Several decades later, after studying at Scripps Institution of Oceanography, conducting oceanographic research for the Coast Guard during the Vietnam War, and heading the oceanography program at Duke University, Johnson is back in Minnesota…studying lakes.
It was an offer he couldn’t refuse. In the mid-1990s, the University of Minnesota lured him from Duke to Duluth to found the Large Lakes Observatory, the country’s first institute devoted to an international program of great lakes research, from Lake Superior to Lake Baikal in Siberia.
“The need for research on large lakes is as acute as the need for research of oceans,” Johnson says, pointing out that thousands, if not millions, of people depend on these lakes for food, water or work.
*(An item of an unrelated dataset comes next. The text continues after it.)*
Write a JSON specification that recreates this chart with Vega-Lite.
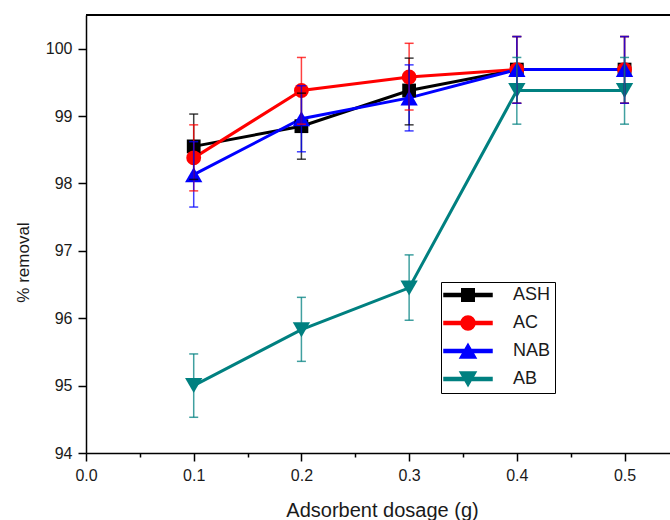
{
  "$schema": "https://vega.github.io/schema/vega-lite/v6.json",
  "width": 584,
  "height": 438,
  "autosize": {"type": "none"},
  "padding": {"left": 86, "top": 15, "right": 0, "bottom": 67},
  "background": "white",
  "config": {
    "view": {"stroke": null},
    "font": "Liberation Sans",
    "legend": {
      "orient": "none",
      "legendX": 355,
      "legendY": 267,
      "padding": 4,
      "strokeColor": "black",
      "fillColor": "white",
      "labelFont": "Liberation Sans",
      "labelFontSize": 18,
      "labelColor": "#1a1a1a",
      "symbolSize": 256,
      "symbolOffset": 14,
      "labelOffset": 36,
      "rowPadding": 8
    }
  },
  "data": {
    "values": [
      {"series": "ASH", "x": 0.1, "y": 98.55, "lo": 98.06, "hi": 99.03},
      {"series": "ASH", "x": 0.2, "y": 98.85, "lo": 98.36, "hi": 99.34},
      {"series": "ASH", "x": 0.3, "y": 99.38, "lo": 98.87, "hi": 99.86},
      {"series": "ASH", "x": 0.4, "y": 99.69, "lo": 99.19, "hi": 100.18},
      {"series": "ASH", "x": 0.5, "y": 99.69, "lo": 99.19, "hi": 100.18},
      {"series": "AC", "x": 0.1, "y": 98.38, "lo": 97.89, "hi": 98.87},
      {"series": "AC", "x": 0.2, "y": 99.38, "lo": 98.88, "hi": 99.87},
      {"series": "AC", "x": 0.3, "y": 99.58, "lo": 99.09, "hi": 100.08},
      {"series": "AC", "x": 0.4, "y": 99.69, "lo": 99.19, "hi": 100.18},
      {"series": "AC", "x": 0.5, "y": 99.69, "lo": 99.19, "hi": 100.18},
      {"series": "NAB", "x": 0.1, "y": 98.13, "lo": 97.65, "hi": 98.62},
      {"series": "NAB", "x": 0.2, "y": 98.96, "lo": 98.47, "hi": 99.45},
      {"series": "NAB", "x": 0.3, "y": 99.27, "lo": 98.78, "hi": 99.76},
      {"series": "NAB", "x": 0.4, "y": 99.69, "lo": 99.19, "hi": 100.18},
      {"series": "NAB", "x": 0.5, "y": 99.69, "lo": 99.19, "hi": 100.18},
      {"series": "AB", "x": 0.1, "y": 95.0, "lo": 94.53, "hi": 95.47},
      {"series": "AB", "x": 0.2, "y": 95.83, "lo": 95.36, "hi": 96.31},
      {"series": "AB", "x": 0.3, "y": 96.45, "lo": 95.97, "hi": 96.94},
      {"series": "AB", "x": 0.4, "y": 99.38, "lo": 98.88, "hi": 99.87},
      {"series": "AB", "x": 0.5, "y": 99.38, "lo": 98.88, "hi": 99.87}
    ]
  },
  "layer": [
    {
      "mark": {"type": "line", "strokeWidth": 3},
      "encoding": {
        "x": {
          "field": "x", "type": "quantitative", "title": "Adsorbent dosage (g)",
          "scale": {"domain": [0, 0.5422], "nice": false, "zero": false},
          "axis": {
            "grid": false,
            "domainColor": "black",
            "domainWidth": 1.5,
            "tickColor": "black",
            "tickWidth": 1.5,
            "labelFont": "Liberation Sans",
            "labelFontSize": 16,
            "labelColor": "#1a1a1a",
            "labelOverlap": false,
            "labelFlush": false,
            "titleFont": "Liberation Sans",
            "titleFontWeight": "normal",
            "titleColor": "#1a1a1a",
            "values": [0, 0.05, 0.1, 0.15, 0.2, 0.25, 0.3, 0.35, 0.4, 0.45, 0.5],
            "labelExpr": "abs(datum.value*10 - round(datum.value*10)) < 0.001 ? format(datum.value, '.1f') : ''",
            "tickSize": {"condition": {"test": "abs(datum.value*10 - round(datum.value*10)) < 0.001", "value": 8}, "value": 4},
            "labelPadding": 6,
            "titleFontSize": 20,
            "titleBaseline": "alphabetic",
            "titleAlign": "center",
            "titleX": 296,
            "titleY": 63
          }
        },
        "y": {
          "field": "y", "type": "quantitative", "title": "% removal",
          "scale": {"domain": [94, 100.5], "nice": false, "zero": false},
          "axis": {
            "grid": false,
            "domainColor": "black",
            "domainWidth": 1.5,
            "tickColor": "black",
            "tickWidth": 1.5,
            "labelFont": "Liberation Sans",
            "labelFontSize": 16,
            "labelColor": "#1a1a1a",
            "labelOverlap": false,
            "labelFlush": false,
            "titleFont": "Liberation Sans",
            "titleFontWeight": "normal",
            "titleColor": "#1a1a1a",
            "values": [94, 94.5, 95, 95.5, 96, 96.5, 97, 97.5, 98, 98.5, 99, 99.5, 100],
            "labelExpr": "datum.value % 1 === 0 ? format(datum.value, 'd') : ''",
            "tickSize": {"condition": {"test": "datum.value % 1 === 0", "value": 8}, "value": 4},
            "labelPadding": 6,
            "titleFontSize": 17,
            "titleBaseline": "alphabetic",
            "titleAlign": "center",
            "titleAngle": 270,
            "titleX": -58,
            "titleY": 247
          }
        },
        "color": {
          "field": "series", "type": "nominal",
          "scale": {"domain": ["ASH", "AC", "NAB", "AB"], "range": ["#000000", "#ff0000", "#0000ff", "#008080"]},
          "legend": {
            "title": null,
            "encode": {
              "symbols": {
                "update": {
                  "shape": {"signal": "datum.value === 'ASH' ? 'M-3,-0.19H3V0.19H-3Z M-0.78,-0.78H0.78V0.78H-0.78Z' : datum.value === 'AC' ? 'M-3,-0.19H3V0.19H-3Z M-0.875,0A0.875,0.875,0,1,1,0.875,0A0.875,0.875,0,1,1,-0.875,0Z' : datum.value === 'NAB' ? 'M-3,-0.19H3V0.19H-3Z M0,-0.875L1,0.875L-1,0.875Z' : 'M-3,-0.19H3V0.19H-3Z M0,0.875L-1,-0.875L1,-0.875Z'"},
                  "size": {"value": 256},
                  "fill": {"signal": "scale('color', datum.value)"},
                  "opacity": {"value": 1}
                }
              }
            }
          }
        }
      }
    },
    {
      "mark": {"type": "rule", "color": "black", "strokeWidth": 1.5},
      "encoding": {
        "y": {"datum": 100.5, "type": "quantitative", "title": "% removal"}
      }
    },
    {
      "transform": [{"filter": "datum.series === 'ASH'"}],
      "mark": {"type": "point", "filled": true, "opacity": 1, "shape": "square", "size": 190},
      "encoding": {
        "x": {"field": "x", "type": "quantitative", "title": "Adsorbent dosage (g)"},
        "y": {"field": "y", "type": "quantitative", "title": "% removal"},
        "color": {"field": "series", "type": "nominal"}
      }
    },
    {
      "transform": [{"filter": "datum.series === 'AC'"}],
      "mark": {"type": "point", "filled": true, "opacity": 1, "shape": "circle", "size": 220},
      "encoding": {
        "x": {"field": "x", "type": "quantitative", "title": "Adsorbent dosage (g)"},
        "y": {"field": "y", "type": "quantitative", "title": "% removal"},
        "color": {"field": "series", "type": "nominal"}
      }
    },
    {
      "transform": [{"filter": "datum.series === 'NAB'"}],
      "mark": {"type": "point", "filled": true, "opacity": 1, "shape": "triangle-up", "size": 300},
      "encoding": {
        "x": {"field": "x", "type": "quantitative", "title": "Adsorbent dosage (g)"},
        "y": {"field": "y", "type": "quantitative", "title": "% removal"},
        "color": {"field": "series", "type": "nominal"}
      }
    },
    {
      "transform": [{"filter": "datum.series === 'AB'"}],
      "mark": {"type": "point", "filled": true, "opacity": 1, "shape": "triangle-down", "size": 300},
      "encoding": {
        "x": {"field": "x", "type": "quantitative", "title": "Adsorbent dosage (g)"},
        "y": {"field": "y", "type": "quantitative", "title": "% removal"},
        "color": {"field": "series", "type": "nominal"}
      }
    },
    {
      "mark": {"type": "rule", "strokeWidth": 1.5, "opacity": 0.75},
      "encoding": {
        "x": {"field": "x", "type": "quantitative", "title": "Adsorbent dosage (g)"},
        "y": {"field": "lo", "type": "quantitative", "title": "% removal"},
        "y2": {"field": "hi"},
        "color": {"field": "series", "type": "nominal"}
      }
    },
    {
      "mark": {"type": "point", "shape": "M-1,0H1", "filled": false, "strokeWidth": 1.5, "size": 81, "opacity": 0.75},
      "encoding": {
        "x": {"field": "x", "type": "quantitative", "title": "Adsorbent dosage (g)"},
        "y": {"field": "lo", "type": "quantitative", "title": "% removal"},
        "color": {"field": "series", "type": "nominal"}
      }
    },
    {
      "mark": {"type": "point", "shape": "M-1,0H1", "filled": false, "strokeWidth": 1.5, "size": 81, "opacity": 0.75},
      "encoding": {
        "x": {"field": "x", "type": "quantitative", "title": "Adsorbent dosage (g)"},
        "y": {"field": "hi", "type": "quantitative", "title": "% removal"},
        "color": {"field": "series", "type": "nominal"}
      }
    }
  ]
}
Lake Superior and Climate Change
The vast reservoirs are also bellwethers of climate change, and their sediment beds—as deep as they are old—offer remarkably rich histories of ancient Earth. But you wouldn’t know this from the relatively tiny percentage of government research money devoted to lakes (they aren’t as “sexy” as oceans, admits a fellow LLO researcher), an imbalance Johnson has worked to change.
In Johnson’s office, located on a hill overlooking Lake Superior, rests an antique Japanese fishing float and a vintage boat bumper woven from reed-like wood, totems of his fascination with the exotic and the deep.
In the 1980s, he first ventured to East Africa to send long tubes into some of the world’s oldest lakes, pulling up sediment from 10,000 years ago. The stuff reads like a textbook on the paleoclimate record—a thriller, actually. Johnson helped launch the first major research boat on Lake Tanganyika, and later discovered evidence of African megadroughts that repeatedly emptied enormous waters, such as Lake Victoria. It’s a find that helps illuminate the pace of evolution, since hundreds of fish species now thrive in the lake that was dry not so long ago.
More recently, Johnson and a multinational team of researchers drilled much deeper into human history. Living in a converted shipping container on a drilling barge for six weeks in the searing tropics, Johnson gathered core samples that revealed a shift from extreme drought to a wetter, more stable climate—at around the same time as early human populations are believed to have expanded and migrated out of Africa.
Back in the observatory, Johnson continues to sift through ancient sediment, thereby transforming our understanding of the planet’s climate history and its effects on ecosystems. And if Johnson never does step into Cousteau’s salty sea flippers, that’s OK with him.
“There is a gold mine of research to be done on large lakes,” says Johnson. “It’s a good time to be here.”